Anunciou com pompa duas vilãs, mas entregou apenas ¼ do prato combinado. E a
tal história inédita nada mais foi do que um reboot de
“Suave Veneno”, antigo fracasso
do autor da década de 90”, alfineta Fábio, sarcasticamente, na matéria intitulada
Mesmo trocando atriz, Império é aquilo
lá.
|
Para Rafael e Fábio o erro estava na trama central. |
O romancista complementa:
“Foi como se Aguinaldo entrasse num beco sem
saída, onde ele tinha atrizes sensacionais (Drica Morais e Lilia Cabral), um
enredo empolgante (a disputa da esposa com o marido pelo controle do Império),
uma vilã que entraria pra história com suas maldades (Cora, a irmã cruel, a tia
manipuladora, interesseira) e uma mocinha correta (Cristina, a sofredora), mas
ele preferiu jogar tudo para o alto.” Rafael
aponta, em sua análise, que não muito tempo depois, o novelista se
perdeu completamente do enredo que havia criado e seus personagens, antes
interessantes, se tornaram passivos (Maria Marta), ridículos (Cora),
simbióticos (os três filhos do comendador), certinhos (Cristina). “Não há outra
explicação que não seja esta: ele se perdeu e, por consequência, Império, antes
aclamada pelas suas chamadas eletrizantes e primeira fase impecável, hoje não
passa de uma novelinha tosca, medíocre e sem mais nada para apresentar no seu final a não ser um misteriozinho ainda mais tosco (Quem é Fabrício Melgaço?) encabeçado pelo homem das caretas (Maurílio) que tem como vitima o
protagonista Comendador escroto”, conclui o escritor, desapontado.
|
"Aguinaldo a transformou numa personagem patética" |
A maior decepção de Império foi a personagem Cora, interpretada pela Drica Moraes, que tinha todas as credenciais
para entrar na história da teledramaturgia brasileira como uma das maiores
antagonistas vistas, conforme nos fez crer a chamada descrita por Venâncio, mas ela foi se
denegrindo a cada capítulo apresentado.
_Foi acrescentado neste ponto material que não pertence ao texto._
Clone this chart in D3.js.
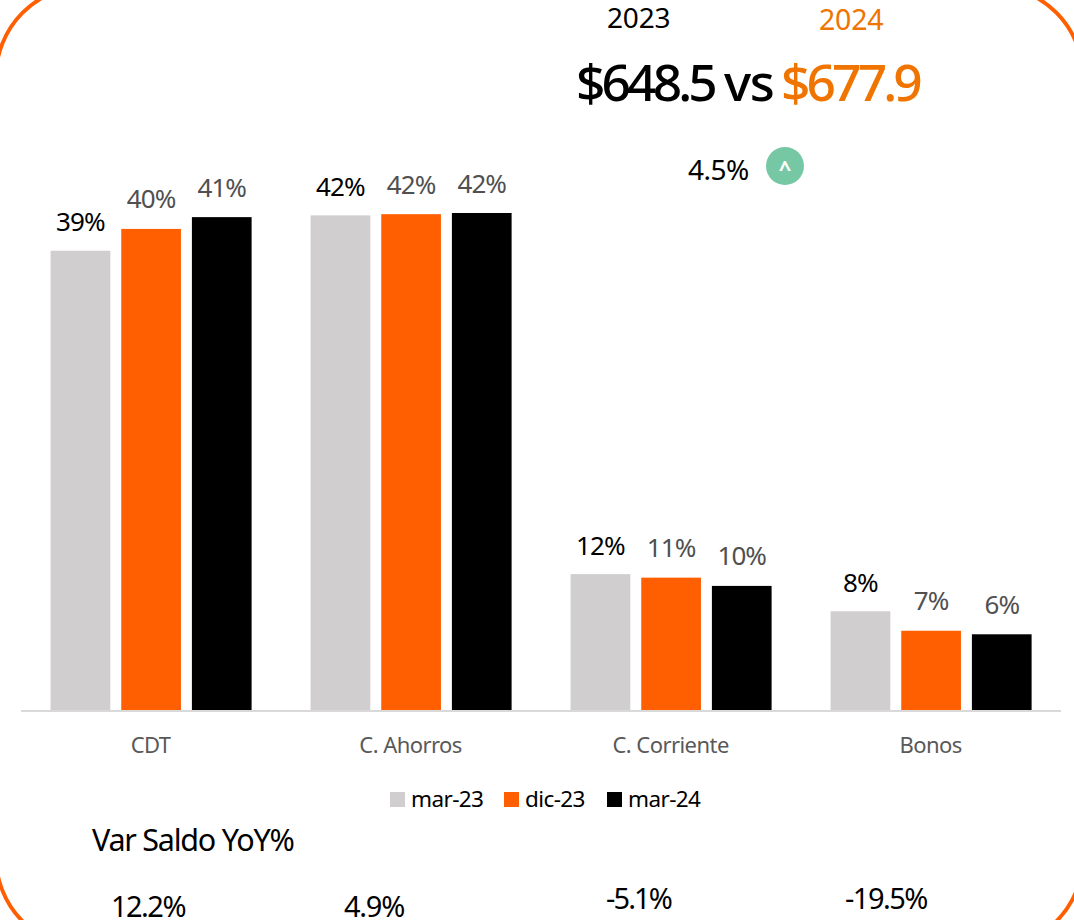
<!DOCTYPE html>
<html><head><meta charset="utf-8">
<script src="https://cdn.jsdelivr.net/npm/d3@7/dist/d3.min.js"></script>
<style>html,body{margin:0;padding:0;background:#fff}svg{display:block}text{font-family:"Noto Sans",sans-serif}</style>
</head><body><svg id="c" width="1074" height="920"></svg>
<script>
const categories=["CDT","C. Ahorros","C. Corriente","Bonos"];
const seriesNames=["mar-23","dic-23","mar-24"];
const seriesColors=["#D0CECE","#FF5F00","#000000"];
const mar23=[39.0,42.0,11.6,8.45];
const dic23=[40.85,42.1,11.3,6.8];
const mar24=[41.85,42.2,10.6,6.5];
const labelsMar23=["39%","42%","12%","8%"];
const labelsDic23=["40%","42%","11%","7%"];
const labelsMar24=["41%","42%","10%","6%"];
const varLabels=["12.2%","4.9%","-5.1%","-19.5%"];
const series=[mar23,dic23,mar24], labels=[labelsMar23,labelsDic23,labelsMar24];
const labelColors=["#000","#505050","#505050"];

const svg=d3.select("#c");
svg.append("rect").attr("x",-4).attr("y",-14).attr("width",1087).attr("height",962).attr("rx",91).attr("ry",91)
 .attr("fill","none").attr("stroke","#FF5F00").attr("stroke-width",3.8);

const x0=d3.scaleBand().domain(categories).range([20.6,1060.6]);
const x1=d3.scaleBand().domain(d3.range(3)).range([30,231]).paddingInner(0.155).paddingOuter(0);
const y=d3.scaleLinear().domain([0,42.2]).range([711,213]);
categories.forEach((c,i)=>{
  const gx=x0(c);
  series.forEach((s,k)=>{
    const bx=gx+x1(k), by=y(s[i]);
    svg.append("rect").attr("x",bx).attr("y",by).attr("width",x1.bandwidth()).attr("height",711-by).attr("fill",seriesColors[k]);
    svg.append("text").attr("x",bx+x1.bandwidth()/2).attr("y",by-(k===0?19.5:20.5)).attr("text-anchor","middle")
      .attr("font-size",26).attr("letter-spacing",-.9).attr("fill",labelColors[k]).text(labels[k][i]);
  });
  svg.append("text").attr("x",gx+x0.bandwidth()/2).attr("y",753).attr("text-anchor","middle").attr("font-size",22).attr("letter-spacing",-.55).attr("fill","#595959").text(c);
});
svg.append("line").attr("x1",21).attr("x2",1061).attr("y1",711).attr("y2",711).attr("stroke","#D9D9D9").attr("stroke-width",2);

const legendX=[390,504,607], legendTx=[411,525,628];
seriesNames.forEach((n,k)=>{
  svg.append("rect").attr("x",legendX[k]).attr("y",792).attr("width",15).attr("height",15).attr("fill",seriesColors[k]);
  svg.append("text").attr("x",legendTx[k]).attr("y",807).attr("font-size",22.5).attr("letter-spacing",-.6).attr("fill","#000").text(n);
});

const T2=(x,y,t,fs,fill,ls,anchor="start",w=400)=>svg.append("text").attr("x",x).attr("y",y).attr("font-size",fs).attr("fill",fill).attr("letter-spacing",ls).attr("font-weight",w).attr("text-anchor",anchor).text(t);
T2(607,28,"2023",28,"#000",-.2);
T2(819,30,"2024",28.5,"#F07400",-.2);
T2(576,101,"$648.5",51.5,"#000",-3.9,"start",500);
T2(724,101,"vs",51.5,"#000",-1.5,"start",500);
T2(781,101,"$677.9",51.5,"#F07400",-3.9,"start",500);
T2(688,180,"4.5%",28,"#000",-.5);
svg.append("circle").attr("cx",785).attr("cy",166).attr("r",19).attr("fill","#76C7A4");
T2(785,176,"^",22,"#fff",0,"middle",700);
T2(92,851,"Var Saldo YoY%",30.5,"#000",-1.25);
const vx=[148,374,638.5,886], vy=[917,917,909,909];
const vls=[-1.5,-1.2,-1.9,-1.5];
varLabels.forEach((t,i)=>T2(vx[i],vy[i],t,29,"#000",vls[i],"middle"));
</script></body></html>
Aguinaldo não sabia o que fazer com
ela. Em entrevista a Veja, quando questionado sobre o mistério da identidade de Fabrício
Melgaço, o autor revelou se tratar se um improviso que não constava na
sinopse original e, aproveitando a oportunidade, justificou tal artificio
explicando que fez esta alteração por causa da saúde da atriz Drica Moraes que, segundo Aguinaldo, havia sido poupada, ainda quando estava no elenco, de
fazer cenas fortes, cabendo-lhe só ingressar no humor. Rafael Venâncio, por sua
vez, não perdoa: “Se a questão fosse a Drica, substituída pela Marjorie, ele
teria feito-a ficar má, mas preferiu desandar e viajar na maionese Oderich,
tornando-a mais patética do que era ao fazê-la ficar doida pra perder o cabaço
com o bigodudo de preto, cujos cabelos são espalhafatosos. Não adianta
responsabilizar a Drica pelas incoerências que o autor mesmo criou, ou, melhor,
improvisou.” Na visão do criador de A Prostituta, Drica não poderia ser culpada
pelo fracasso que Império havia se
transformado.
|
Marjorie retorna a trama como Cora Rejuvenescida. |
Em meios a elogios e desavenças, Império chegou ao seu último capitulo, exibido no dia 13 de março de 2015, totalizando 203 capítulos ininterruptos, com uma boa audiência e desfecho trágico (a morte do protagonista pelas mãos de seu próprio filho), mas, de fato, a obra de Aguinaldo se mostrou decepcionante. O que, é claro, nos faz reviver um aprendizado antigo: Não julgue um livro pela capa ou, contextualizando, não considere uma novela fenomenal pelas chamadas de 34 segundos.